> [What you are asked to do]
Restate, exactly and without pictures, the lines from the start of the listing below through the line holding "return d.toFixed(1) +".

[Data items]
□ □ □ □ □

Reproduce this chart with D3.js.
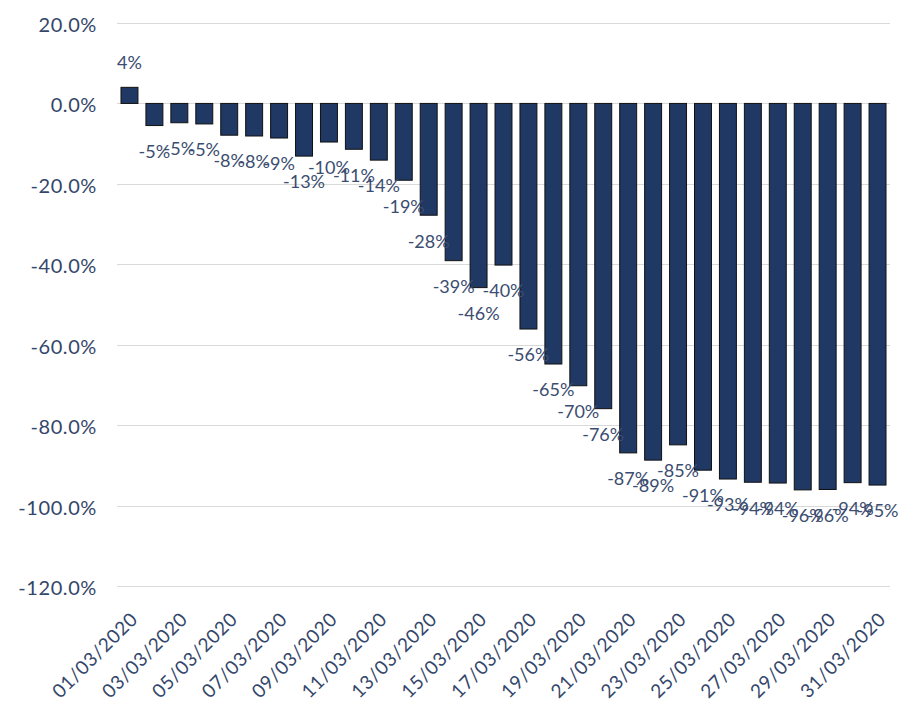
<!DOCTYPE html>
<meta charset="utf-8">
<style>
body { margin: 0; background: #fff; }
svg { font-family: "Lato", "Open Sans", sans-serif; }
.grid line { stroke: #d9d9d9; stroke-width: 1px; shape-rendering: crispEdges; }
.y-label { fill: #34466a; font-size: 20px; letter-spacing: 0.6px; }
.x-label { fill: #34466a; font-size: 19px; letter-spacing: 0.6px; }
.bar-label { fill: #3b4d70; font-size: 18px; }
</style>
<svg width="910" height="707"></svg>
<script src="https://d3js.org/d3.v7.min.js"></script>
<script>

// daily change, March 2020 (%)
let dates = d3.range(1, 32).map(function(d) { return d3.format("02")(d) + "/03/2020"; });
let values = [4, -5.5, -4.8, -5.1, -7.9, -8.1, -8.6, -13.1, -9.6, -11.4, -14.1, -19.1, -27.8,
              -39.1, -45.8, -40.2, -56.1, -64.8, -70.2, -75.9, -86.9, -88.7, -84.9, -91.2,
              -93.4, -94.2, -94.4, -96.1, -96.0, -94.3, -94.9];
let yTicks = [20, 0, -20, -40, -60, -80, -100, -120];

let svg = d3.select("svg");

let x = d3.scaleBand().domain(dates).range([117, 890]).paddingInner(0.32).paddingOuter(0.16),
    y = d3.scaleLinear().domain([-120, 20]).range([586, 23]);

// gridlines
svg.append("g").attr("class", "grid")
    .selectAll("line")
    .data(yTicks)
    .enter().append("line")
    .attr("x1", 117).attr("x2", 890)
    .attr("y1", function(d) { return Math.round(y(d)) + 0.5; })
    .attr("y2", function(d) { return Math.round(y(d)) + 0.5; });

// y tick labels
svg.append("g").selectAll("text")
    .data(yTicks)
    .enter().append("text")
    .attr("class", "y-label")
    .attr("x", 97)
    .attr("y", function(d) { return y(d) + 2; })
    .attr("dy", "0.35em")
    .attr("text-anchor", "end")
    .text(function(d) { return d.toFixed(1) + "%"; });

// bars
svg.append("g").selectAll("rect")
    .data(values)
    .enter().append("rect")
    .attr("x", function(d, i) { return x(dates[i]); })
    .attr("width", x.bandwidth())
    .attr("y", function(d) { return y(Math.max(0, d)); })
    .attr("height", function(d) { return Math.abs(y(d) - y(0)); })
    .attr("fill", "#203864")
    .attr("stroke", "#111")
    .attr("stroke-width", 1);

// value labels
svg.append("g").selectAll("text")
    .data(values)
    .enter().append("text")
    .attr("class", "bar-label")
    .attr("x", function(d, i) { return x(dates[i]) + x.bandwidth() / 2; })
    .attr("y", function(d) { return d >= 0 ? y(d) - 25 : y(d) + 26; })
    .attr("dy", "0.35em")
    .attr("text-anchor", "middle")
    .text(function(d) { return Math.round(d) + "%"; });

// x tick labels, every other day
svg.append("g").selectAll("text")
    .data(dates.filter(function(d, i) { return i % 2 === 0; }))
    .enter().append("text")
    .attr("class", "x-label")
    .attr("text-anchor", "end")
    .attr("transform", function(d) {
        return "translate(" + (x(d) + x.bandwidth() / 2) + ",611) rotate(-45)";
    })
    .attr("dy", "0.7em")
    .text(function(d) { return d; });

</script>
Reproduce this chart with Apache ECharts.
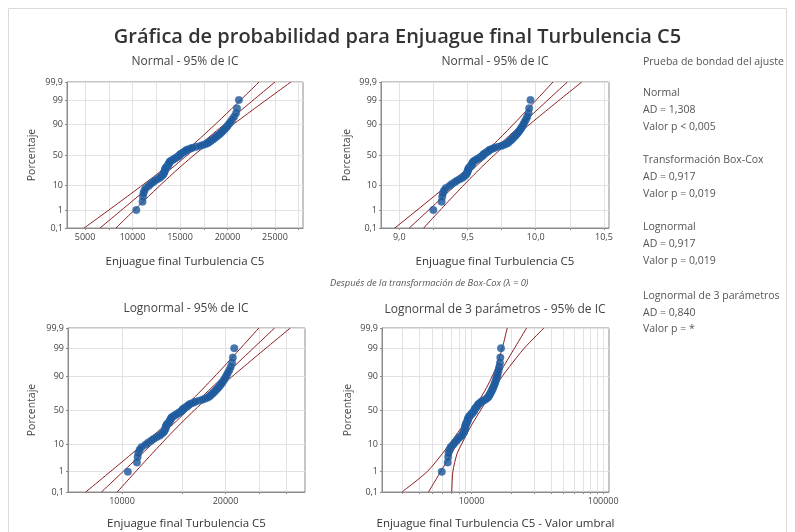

□ □ □ □ □

> [Final answer]
Reproduce this chart with D3.js.
<!DOCTYPE html>
<meta charset="utf-8">
<style>
body { margin: 0; background: #fff; }
svg { font-family: "Lato", "Open Sans", sans-serif; }
.grid line { stroke: #d9d9d9; stroke-width: 1px; shape-rendering: crispEdges; }
.y-label { fill: #34466a; font-size: 20px; letter-spacing: 0.6px; }
.x-label { fill: #34466a; font-size: 19px; letter-spacing: 0.6px; }
.bar-label { fill: #3b4d70; font-size: 18px; }
</style>
<svg width="910" height="707"></svg>
<script src="https://d3js.org/d3.v7.min.js"></script>
<script>

// daily change, March 2020 (%)
let dates = d3.range(1, 32).map(function(d) { return d3.format("02")(d) + "/03/2020"; });
let values = [4, -5.5, -4.8, -5.1, -7.9, -8.1, -8.6, -13.1, -9.6, -11.4, -14.1, -19.1, -27.8,
              -39.1, -45.8, -40.2, -56.1, -64.8, -70.2, -75.9, -86.9, -88.7, -84.9, -91.2,
              -93.4, -94.2, -94.4, -96.1, -96.0, -94.3, -94.9];
let yTicks = [20, 0, -20, -40, -60, -80, -100, -120];

let svg = d3.select("svg");

let x = d3.scaleBand().domain(dates).range([117, 890]).paddingInner(0.32).paddingOuter(0.16),
    y = d3.scaleLinear().domain([-120, 20]).range([586, 23]);

// gridlines
svg.append("g").attr("class", "grid")
    .selectAll("line")
    .data(yTicks)
    .enter().append("line")
    .attr("x1", 117).attr("x2", 890)
    .attr("y1", function(d) { return Math.round(y(d)) + 0.5; })
    .attr("y2", function(d) { return Math.round(y(d)) + 0.5; });

// y tick labels
svg.append("g").selectAll("text")
    .data(yTicks)
    .enter().append("text")
    .attr("class", "y-label")
    .attr("x", 97)
    .attr("y", function(d) { return y(d) + 2; })
    .attr("dy", "0.35em")
    .attr("text-anchor", "end")
    .text(function(d) { return d.toFixed(1) + "%"; });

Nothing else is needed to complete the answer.